Le ministre israélien de la Communication, Shlomo Karhi, a ensuite publié en ligne des images montrant les autorités faisant une descente dans une chambre d’hôtel depuis laquelle Al-Jazira diffusait à Jérusalem-Est, que les Palestiniens espèrent avoir un jour pour leur futur État. Il a déclaré que les responsables y avaient saisi une partie du matériel de la chaîne.

L’interdiction ne semble pas affecter les opérations de la chaîne en Cisjordanie occupée ou dans la bande de Gaza, où Israël exerce un contrôle, mais qui ne sont pas des territoires israéliens souverains.

Cette décision menace d’accroître les tensions avec le Qatar à un moment où le gouvernement de Doha joue un rôle clé dans les efforts de médiation visant à mettre fin à la guerre à Gaza, aux côtés de l’Égypte et des États-Unis.

Le Qatar entretient des relations tendues avec le premier ministre Nétanyahou, en particulier depuis qu’il a fait des commentaires suggérant que le Qatar n’exerce pas suffisamment de pression sur le Hamas pour l’inciter à céder sur ses termes d’un accord de trêve. Le Qatar accueille les dirigeants du Hamas en exil.

Les parties semblent sur le point de parvenir à un accord, mais plusieurs cycles de négociations précédents se sont soldés sans entente.

«Une attaque contre la liberté de presse»

Dans un communiqué dimanche, le Hamas a condamné l’ordre du gouvernement israélien, appelant les organisations internationales à prendre des mesures contre Israël.

L’Association de la presse étrangère en Israël a critiqué cette décision.

«Avec cette décision, Israël rejoint un club douteux de gouvernements autoritaires souhaitant interdire la station, a-t-elle soutenu. C’est un jour sombre pour les médias.»

Omar Shakir, directeur de Human Rights Watch pour Israël et la Palestine, a critiqué l’ordre israélien comme «une attaque contre la liberté de la presse».

«Plutôt que d’essayer de faire taire les reportages sur ses atrocités à Gaza, le gouvernement israélien devrait cesser de les commettre», a-t-il ajouté.

Peu de temps après la décision du gouvernement, les membres du cabinet du Parti de l’unité nationale ont critiqué le moment choisi, affirmant que cela «pourrait saboter les efforts visant à finaliser les négociations et découle de considérations politiques». Le parti a déclaré qu’en général, il soutenait la décision.

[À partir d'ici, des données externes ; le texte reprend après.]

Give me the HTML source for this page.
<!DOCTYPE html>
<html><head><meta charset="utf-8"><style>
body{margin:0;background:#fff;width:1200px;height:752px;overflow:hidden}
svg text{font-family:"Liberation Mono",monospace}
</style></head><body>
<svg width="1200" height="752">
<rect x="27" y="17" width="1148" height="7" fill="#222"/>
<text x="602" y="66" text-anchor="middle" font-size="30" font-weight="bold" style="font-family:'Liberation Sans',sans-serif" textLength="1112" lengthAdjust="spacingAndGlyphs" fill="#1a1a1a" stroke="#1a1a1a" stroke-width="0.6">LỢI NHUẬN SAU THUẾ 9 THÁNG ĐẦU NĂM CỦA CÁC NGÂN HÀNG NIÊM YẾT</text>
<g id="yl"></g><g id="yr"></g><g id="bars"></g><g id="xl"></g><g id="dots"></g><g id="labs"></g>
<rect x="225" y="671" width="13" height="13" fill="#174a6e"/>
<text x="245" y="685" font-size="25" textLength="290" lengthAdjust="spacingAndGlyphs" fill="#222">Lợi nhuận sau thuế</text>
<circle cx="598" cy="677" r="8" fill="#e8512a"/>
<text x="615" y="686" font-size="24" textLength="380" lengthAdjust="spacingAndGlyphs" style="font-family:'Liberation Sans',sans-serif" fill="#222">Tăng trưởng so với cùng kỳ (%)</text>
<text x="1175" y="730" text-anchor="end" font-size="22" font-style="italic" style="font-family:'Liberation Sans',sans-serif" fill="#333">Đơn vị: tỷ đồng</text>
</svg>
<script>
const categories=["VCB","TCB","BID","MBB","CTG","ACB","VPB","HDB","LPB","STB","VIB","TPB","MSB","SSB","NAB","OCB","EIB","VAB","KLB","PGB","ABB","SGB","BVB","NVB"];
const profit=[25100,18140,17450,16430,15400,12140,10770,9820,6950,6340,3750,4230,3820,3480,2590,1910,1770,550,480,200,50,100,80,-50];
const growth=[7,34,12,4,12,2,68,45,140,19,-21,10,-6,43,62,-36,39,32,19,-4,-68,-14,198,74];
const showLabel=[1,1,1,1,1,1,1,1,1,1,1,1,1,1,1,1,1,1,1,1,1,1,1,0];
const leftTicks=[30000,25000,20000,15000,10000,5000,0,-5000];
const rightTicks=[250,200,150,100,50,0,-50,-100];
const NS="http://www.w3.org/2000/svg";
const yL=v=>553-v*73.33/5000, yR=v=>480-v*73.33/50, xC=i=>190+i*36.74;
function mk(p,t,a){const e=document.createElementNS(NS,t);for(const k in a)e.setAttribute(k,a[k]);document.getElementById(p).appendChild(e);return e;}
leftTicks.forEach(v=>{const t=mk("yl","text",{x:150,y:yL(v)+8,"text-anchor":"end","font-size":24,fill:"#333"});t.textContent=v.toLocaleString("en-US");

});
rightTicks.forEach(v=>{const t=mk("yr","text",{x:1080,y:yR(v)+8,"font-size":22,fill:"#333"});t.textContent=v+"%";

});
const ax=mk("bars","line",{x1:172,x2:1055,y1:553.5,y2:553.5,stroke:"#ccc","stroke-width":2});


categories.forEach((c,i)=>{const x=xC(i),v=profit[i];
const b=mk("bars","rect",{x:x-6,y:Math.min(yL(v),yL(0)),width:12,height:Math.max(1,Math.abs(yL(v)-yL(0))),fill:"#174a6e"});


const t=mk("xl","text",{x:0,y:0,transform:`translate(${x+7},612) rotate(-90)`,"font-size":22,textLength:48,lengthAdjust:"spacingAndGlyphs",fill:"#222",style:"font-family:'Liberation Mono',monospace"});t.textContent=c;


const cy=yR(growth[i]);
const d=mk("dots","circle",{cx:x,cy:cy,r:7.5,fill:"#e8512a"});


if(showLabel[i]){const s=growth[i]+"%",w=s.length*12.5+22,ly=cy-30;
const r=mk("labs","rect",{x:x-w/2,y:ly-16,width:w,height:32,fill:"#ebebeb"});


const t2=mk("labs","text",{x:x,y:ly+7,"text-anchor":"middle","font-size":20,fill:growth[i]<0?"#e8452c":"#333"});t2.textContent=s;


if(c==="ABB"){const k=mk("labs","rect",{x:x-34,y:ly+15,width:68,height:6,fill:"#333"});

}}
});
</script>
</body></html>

Israël entretient depuis longtemps des relations difficiles avec Al-Jazira, l’accusant de partialité. Les relations se sont considérablement dégradées il y a près de deux ans lorsque la correspondante d’Al-Jazira Shireen Abu Akleh a été tuée lors d’un raid militaire israélien en Cisjordanie occupée.

Ces relations se sont encore détériorées après le déclenchement de la guerre entre Israël et le Hamas le 7 octobre, lorsque le groupe militant a mené une attaque transfrontalière dans le sud d’Israël qui a tué 1200 personnes et qui en a pris 250 autres en otages.

En décembre, une frappe israélienne a tué un caméraman d’Al-Jazira alors qu’il couvrait la guerre dans le sud de Gaza. Le chef du bureau de la chaîne à Gaza, Wael Dahdouh, a été blessé dans la même attaque.

Al-Jazira au milieu d’autres conflits

Al-Jazira est l’un des rares médias internationaux à rester à Gaza tout au long de la guerre, diffusant des scènes sanglantes de frappes aériennes et d’hôpitaux surpeuplés et accusant Israël de massacres.

Les critiques à l’encontre de la chaîne ne sont pourtant pas nouvelles. Le gouvernement américain a pointé du doigt la chaîne pendant l’occupation américaine de l’Irak après son invasion en 2003 qui a renversé le dictateur Saddam Hussein, et pour avoir diffusé des vidéos du défunt chef d’Al-Qaïda, Oussama ben Laden.

Al-Jazira a été fermé ou bloqué par d’autres gouvernements du Moyen-Orient. En 2013, notamment, les autorités égyptiennes ont perquisitionné un hôtel de luxe utilisé par Al-Jazira comme base opérationnelle après la prise de pouvoir militaire qui a suivi les manifestations massives contre le président Mohammed Morsi.